My research studies the interaction between the macroeconomic environment and financial markets. I have two ongoing research projects in this area. The first one studies the role of public debt for the stability of the financial system in the late 1920s in France. Indeed, the 1927-8 public debt restructuring led by Raymond Poincaré is likely to have led to the expansion of French banks overseas, on the eve of the financial and banking crises of the early 1930s. My second project studies the macroeconomic consequences of the concentration of credit risk in a handful of firms. This project, joint with the Banque de France, uses a regulatory database to show that firms’ idiosyncratic shocks do not compensate each other in banks’ credit portfolio and thus impact the supply of credit to unrelated firms. This systemic threat to financial stability may thus impact the conduct of macroprudential policies.
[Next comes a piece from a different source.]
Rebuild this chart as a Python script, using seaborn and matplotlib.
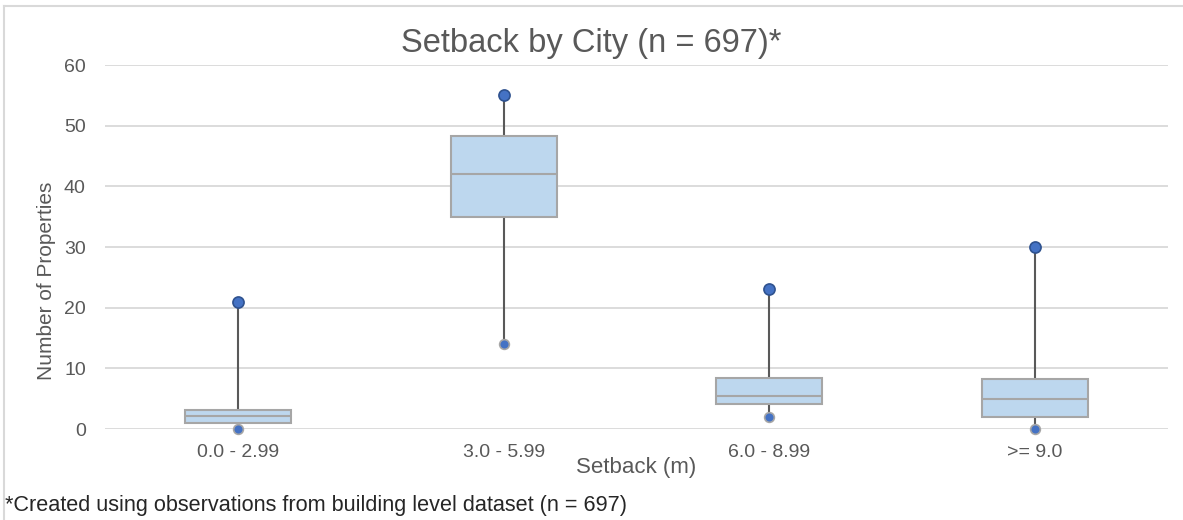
import pandas as pd
import seaborn as sns
import matplotlib.pyplot as plt
from matplotlib.lines import Line2D

# box statistics (whiskers run to min / max)
categories = ["0.0 - 2.99", "3.0 - 5.99", "6.0 - 8.99", ">= 9.0"]
mins = [0, 14, 2, 0]
q1s = [1.0, 35.0, 4.1, 2.0]
medians = [2.1, 42.0, 5.5, 5.0]
q3s = [3.1, 48.3, 8.4, 8.2]
maxs = [21, 55, 23, 30]

# five points per group reproduce the five-number summary exactly
rows = []
for c, lo, a, m, b, hi in zip(categories, mins, q1s, medians, q3s, maxs):
    for v in (lo, a, m, b, hi):
        rows.append({"setback": c, "count": v})
data = pd.DataFrame(rows)

GRAY = "#595959"
plt.rcParams["font.family"] = ["Liberation Sans", "DejaVu Sans"]

fig = plt.figure(figsize=(11.83, 5.2), dpi=100)
ax = fig.add_axes([0.089, 0.175, 0.898, 0.70])

sns.boxplot(
    data, x="setback", y="count", order=categories,
    whis=(0, 100), width=0.4, showcaps=False, showfliers=False,
    color="#BDD7EE", saturation=1, linecolor="#A6A6A6", linewidth=1.5,
    whiskerprops=dict(color=GRAY, linewidth=1.5),
    boxprops=dict(zorder=3), medianprops=dict(zorder=4),
    ax=ax,
)
sns.stripplot(x=categories, y=maxs, order=categories, jitter=False,
              color="#4472C4", edgecolor="#2F528F", linewidth=1.2, size=8,
              zorder=5, ax=ax)
sns.stripplot(x=categories, y=mins, order=categories, jitter=False,
              color="#4472C4", edgecolor="#A6A6A6", linewidth=1.2, size=7,
              zorder=5, ax=ax)
for coll in ax.collections:
    coll.set_clip_on(False)

ax.set_ylim(0, 60)
ax.set_yticks(range(0, 61, 10))
ax.set_xlim(-0.5, 3.5)
ax.grid(axis="y", color="#D9D9D9", linewidth=1.3, zorder=0)
ax.set_axisbelow(True)
for s in ax.spines.values():
    s.set_visible(False)
ax.tick_params(length=0, colors=GRAY, labelsize=14)
ax.tick_params(axis="x", pad=11)
ax.tick_params(axis="y", pad=14)

ax.set_xlabel("Setback (m)", fontsize=16, color=GRAY, labelpad=-3)
ax.set_ylabel("Number of Properties", fontsize=15, color=GRAY)
ax.yaxis.set_label_coords(-0.046, 0.407)

# title is centred on the whole chart area, not on the plot area
fig.text(0.5, 0.917, "Setback by City (n = 697)*", fontsize=23.5, color=GRAY,
         ha="center", va="center")
fig.text(0.004, 0.027, "*Created using observations from building level dataset (n = 697)",
         fontsize=15.6, color="#262626", ha="left", va="center")

# chart-area frame (top and left edges only are in view)
fig.add_artist(Line2D([0.0034, 1.0], [0.988, 0.988], transform=fig.transFigure,
                      color="#D9D9D9", linewidth=1.5))
fig.add_artist(Line2D([0.0034, 0.0034], [0.0, 0.988], transform=fig.transFigure,
                      color="#D9D9D9", linewidth=1.5))

fig.savefig("out.png", dpi=100)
Could you please tell us a bit more about your scholarship/exchange programme?
This six-month research stay is part of a partnership between the MFO and the École normale supérieure of Paris. Its main goal is to build a research proposal for PhD studies, through the deepening of my current research projects and the discovery of a new academic environment.
First impressions of Oxford/the University?
The city is of course beautiful and a perfect environment to carry out research. Everybody at the department of economics, where I attend some lectures, and at the MFO has been very welcoming, so the coming months look particularly bright.